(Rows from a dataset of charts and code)
·····

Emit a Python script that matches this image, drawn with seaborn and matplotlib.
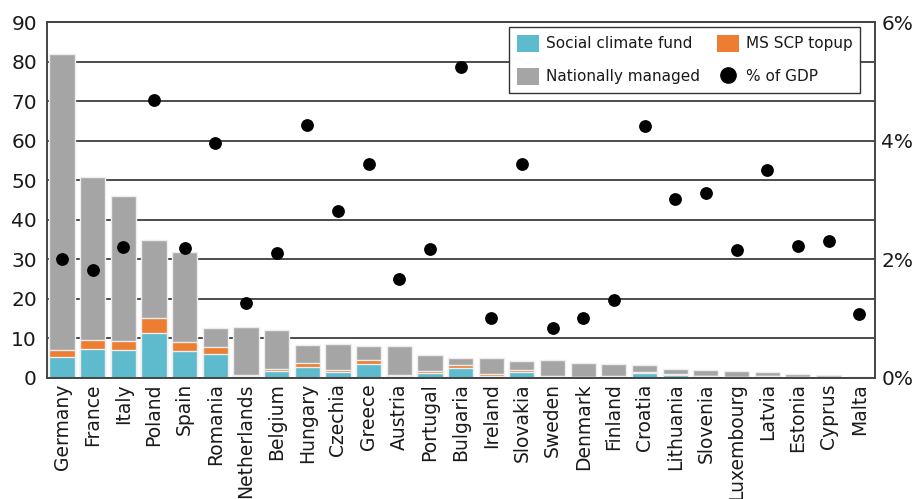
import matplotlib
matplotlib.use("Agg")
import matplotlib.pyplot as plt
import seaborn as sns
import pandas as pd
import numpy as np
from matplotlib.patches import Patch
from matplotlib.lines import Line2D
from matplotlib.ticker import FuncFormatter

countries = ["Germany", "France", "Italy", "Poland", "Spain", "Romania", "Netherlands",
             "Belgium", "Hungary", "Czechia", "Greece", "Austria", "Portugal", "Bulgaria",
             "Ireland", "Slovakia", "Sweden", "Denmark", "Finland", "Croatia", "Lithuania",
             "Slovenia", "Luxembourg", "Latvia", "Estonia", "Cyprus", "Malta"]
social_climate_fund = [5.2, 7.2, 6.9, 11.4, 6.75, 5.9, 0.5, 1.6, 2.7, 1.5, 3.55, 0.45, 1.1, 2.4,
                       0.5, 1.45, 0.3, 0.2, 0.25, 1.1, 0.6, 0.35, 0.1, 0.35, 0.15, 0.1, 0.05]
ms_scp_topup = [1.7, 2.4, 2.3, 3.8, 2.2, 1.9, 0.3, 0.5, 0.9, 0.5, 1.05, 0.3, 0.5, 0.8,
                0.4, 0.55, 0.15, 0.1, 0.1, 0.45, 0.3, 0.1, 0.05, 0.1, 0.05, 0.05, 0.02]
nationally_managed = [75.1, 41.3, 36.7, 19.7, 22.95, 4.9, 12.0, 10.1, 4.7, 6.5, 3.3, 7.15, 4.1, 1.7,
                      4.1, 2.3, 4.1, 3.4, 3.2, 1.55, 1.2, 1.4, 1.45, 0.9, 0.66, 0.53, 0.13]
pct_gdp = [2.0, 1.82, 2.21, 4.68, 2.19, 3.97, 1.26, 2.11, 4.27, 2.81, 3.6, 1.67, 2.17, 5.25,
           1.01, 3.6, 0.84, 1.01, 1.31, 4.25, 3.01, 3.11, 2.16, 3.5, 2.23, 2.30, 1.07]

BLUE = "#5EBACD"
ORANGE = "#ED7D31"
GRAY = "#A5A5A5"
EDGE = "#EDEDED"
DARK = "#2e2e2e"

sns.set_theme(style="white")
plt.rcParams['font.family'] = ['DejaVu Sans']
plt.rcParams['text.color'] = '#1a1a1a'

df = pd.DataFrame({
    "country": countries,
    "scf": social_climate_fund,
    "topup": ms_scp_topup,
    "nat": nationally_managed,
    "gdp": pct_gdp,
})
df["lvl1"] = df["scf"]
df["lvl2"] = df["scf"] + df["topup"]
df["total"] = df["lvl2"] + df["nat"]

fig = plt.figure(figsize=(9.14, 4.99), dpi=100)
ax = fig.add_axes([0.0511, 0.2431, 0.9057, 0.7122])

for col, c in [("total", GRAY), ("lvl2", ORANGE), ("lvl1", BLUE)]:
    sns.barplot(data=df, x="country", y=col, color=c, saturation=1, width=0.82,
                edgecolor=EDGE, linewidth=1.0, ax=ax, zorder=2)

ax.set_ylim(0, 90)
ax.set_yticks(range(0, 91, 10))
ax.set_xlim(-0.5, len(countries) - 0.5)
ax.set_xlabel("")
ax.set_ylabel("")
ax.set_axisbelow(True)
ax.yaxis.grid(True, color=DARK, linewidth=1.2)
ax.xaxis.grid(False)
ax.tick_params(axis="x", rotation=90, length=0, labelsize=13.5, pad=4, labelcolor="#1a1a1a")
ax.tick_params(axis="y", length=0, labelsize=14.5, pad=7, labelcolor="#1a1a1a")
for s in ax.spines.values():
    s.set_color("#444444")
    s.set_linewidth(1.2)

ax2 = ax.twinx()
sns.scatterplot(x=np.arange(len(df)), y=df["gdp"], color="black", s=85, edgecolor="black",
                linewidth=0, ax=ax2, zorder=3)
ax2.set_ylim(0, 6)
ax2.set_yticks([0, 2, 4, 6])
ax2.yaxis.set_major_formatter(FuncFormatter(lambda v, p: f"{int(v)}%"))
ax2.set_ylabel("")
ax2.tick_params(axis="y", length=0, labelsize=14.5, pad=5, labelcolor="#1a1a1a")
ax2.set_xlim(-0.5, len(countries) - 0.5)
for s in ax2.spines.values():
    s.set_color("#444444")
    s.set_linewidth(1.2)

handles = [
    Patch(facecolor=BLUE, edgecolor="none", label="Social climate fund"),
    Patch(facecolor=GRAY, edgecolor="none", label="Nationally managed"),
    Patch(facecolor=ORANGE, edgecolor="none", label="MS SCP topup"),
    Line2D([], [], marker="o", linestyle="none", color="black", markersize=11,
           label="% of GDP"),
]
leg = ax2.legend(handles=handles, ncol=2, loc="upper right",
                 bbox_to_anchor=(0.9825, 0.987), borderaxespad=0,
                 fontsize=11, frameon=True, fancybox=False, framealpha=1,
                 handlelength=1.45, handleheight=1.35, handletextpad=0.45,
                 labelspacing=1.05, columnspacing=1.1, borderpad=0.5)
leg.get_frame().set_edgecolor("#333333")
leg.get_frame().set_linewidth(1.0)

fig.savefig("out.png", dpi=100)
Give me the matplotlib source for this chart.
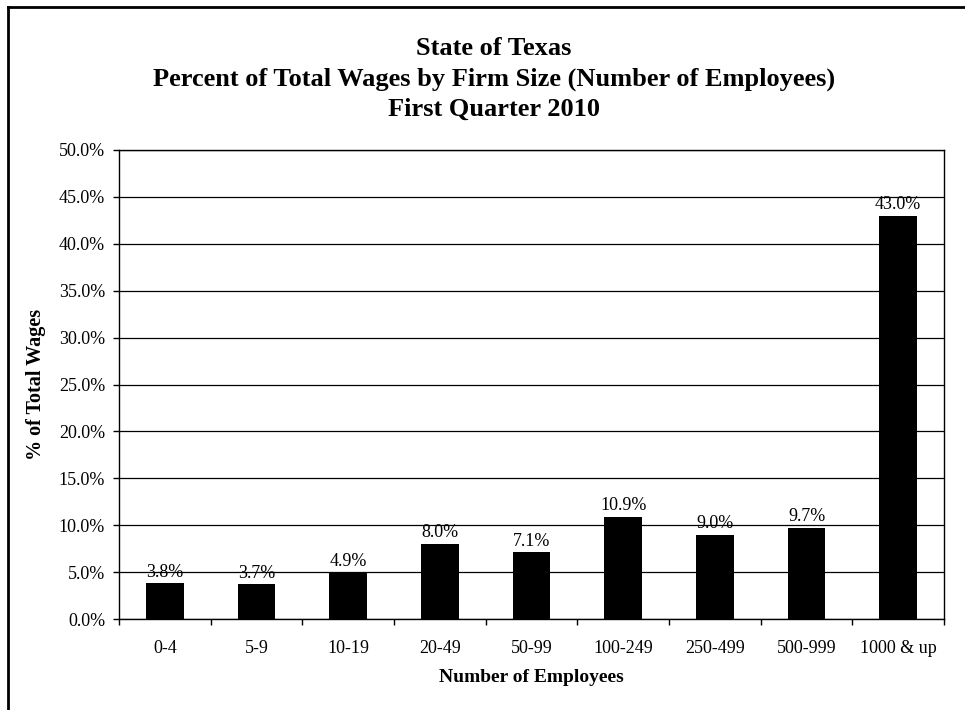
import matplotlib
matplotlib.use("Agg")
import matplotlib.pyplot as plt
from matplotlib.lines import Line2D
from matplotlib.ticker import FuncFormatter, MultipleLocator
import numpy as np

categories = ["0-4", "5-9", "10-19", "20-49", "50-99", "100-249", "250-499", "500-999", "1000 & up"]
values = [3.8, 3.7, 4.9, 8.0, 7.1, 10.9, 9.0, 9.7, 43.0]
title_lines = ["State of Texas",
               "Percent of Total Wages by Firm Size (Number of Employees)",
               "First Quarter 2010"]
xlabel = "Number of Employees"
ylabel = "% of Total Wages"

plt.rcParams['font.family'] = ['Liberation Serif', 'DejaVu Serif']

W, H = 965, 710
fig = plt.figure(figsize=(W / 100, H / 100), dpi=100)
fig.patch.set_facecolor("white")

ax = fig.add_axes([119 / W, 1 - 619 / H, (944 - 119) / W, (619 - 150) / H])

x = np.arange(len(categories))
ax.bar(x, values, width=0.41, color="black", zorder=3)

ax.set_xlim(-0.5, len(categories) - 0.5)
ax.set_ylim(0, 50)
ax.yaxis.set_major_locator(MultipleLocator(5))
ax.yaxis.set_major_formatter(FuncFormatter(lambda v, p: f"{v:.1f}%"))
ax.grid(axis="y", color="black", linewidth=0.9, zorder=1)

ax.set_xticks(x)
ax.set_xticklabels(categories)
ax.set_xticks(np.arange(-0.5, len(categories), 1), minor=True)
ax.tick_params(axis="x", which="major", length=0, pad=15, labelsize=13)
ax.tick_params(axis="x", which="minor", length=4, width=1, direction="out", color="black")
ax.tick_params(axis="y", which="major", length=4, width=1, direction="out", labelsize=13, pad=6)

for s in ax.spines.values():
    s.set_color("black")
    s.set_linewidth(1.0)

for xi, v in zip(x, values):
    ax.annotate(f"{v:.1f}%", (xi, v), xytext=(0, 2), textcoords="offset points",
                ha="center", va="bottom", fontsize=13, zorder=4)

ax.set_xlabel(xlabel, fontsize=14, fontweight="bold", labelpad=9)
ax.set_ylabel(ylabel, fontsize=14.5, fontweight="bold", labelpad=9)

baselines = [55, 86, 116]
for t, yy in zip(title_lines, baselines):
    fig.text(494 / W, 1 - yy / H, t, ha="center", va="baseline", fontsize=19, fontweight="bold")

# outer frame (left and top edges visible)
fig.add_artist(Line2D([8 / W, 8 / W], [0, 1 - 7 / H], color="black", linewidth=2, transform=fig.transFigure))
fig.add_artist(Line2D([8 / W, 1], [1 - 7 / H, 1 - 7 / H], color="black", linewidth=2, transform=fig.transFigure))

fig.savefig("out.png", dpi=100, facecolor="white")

·····

Give again, word for word, every line from the top of the data through the line with "plt.rcParams['text.color'] = '#1a1a1a'", both ends included, and exclude the pictures.

Worked solution:
Emit a Python script that matches this image, drawn with seaborn and matplotlib.
import matplotlib
matplotlib.use("Agg")
import matplotlib.pyplot as plt
import seaborn as sns
import pandas as pd
import numpy as np
from matplotlib.patches import Patch
from matplotlib.lines import Line2D
from matplotlib.ticker import FuncFormatter

countries = ["Germany", "France", "Italy", "Poland", "Spain", "Romania", "Netherlands",
             "Belgium", "Hungary", "Czechia", "Greece", "Austria", "Portugal", "Bulgaria",
             "Ireland", "Slovakia", "Sweden", "Denmark", "Finland", "Croatia", "Lithuania",
             "Slovenia", "Luxembourg", "Latvia", "Estonia", "Cyprus", "Malta"]
social_climate_fund = [5.2, 7.2, 6.9, 11.4, 6.75, 5.9, 0.5, 1.6, 2.7, 1.5, 3.55, 0.45, 1.1, 2.4,
                       0.5, 1.45, 0.3, 0.2, 0.25, 1.1, 0.6, 0.35, 0.1, 0.35, 0.15, 0.1, 0.05]
ms_scp_topup = [1.7, 2.4, 2.3, 3.8, 2.2, 1.9, 0.3, 0.5, 0.9, 0.5, 1.05, 0.3, 0.5, 0.8,
                0.4, 0.55, 0.15, 0.1, 0.1, 0.45, 0.3, 0.1, 0.05, 0.1, 0.05, 0.05, 0.02]
nationally_managed = [75.1, 41.3, 36.7, 19.7, 22.95, 4.9, 12.0, 10.1, 4.7, 6.5, 3.3, 7.15, 4.1, 1.7,
                      4.1, 2.3, 4.1, 3.4, 3.2, 1.55, 1.2, 1.4, 1.45, 0.9, 0.66, 0.53, 0.13]
pct_gdp = [2.0, 1.82, 2.21, 4.68, 2.19, 3.97, 1.26, 2.11, 4.27, 2.81, 3.6, 1.67, 2.17, 5.25,
           1.01, 3.6, 0.84, 1.01, 1.31, 4.25, 3.01, 3.11, 2.16, 3.5, 2.23, 2.30, 1.07]

BLUE = "#5EBACD"
ORANGE = "#ED7D31"
GRAY = "#A5A5A5"
EDGE = "#EDEDED"
DARK = "#2e2e2e"

sns.set_theme(style="white")
plt.rcParams['font.family'] = ['DejaVu Sans']
plt.rcParams['text.color'] = '#1a1a1a'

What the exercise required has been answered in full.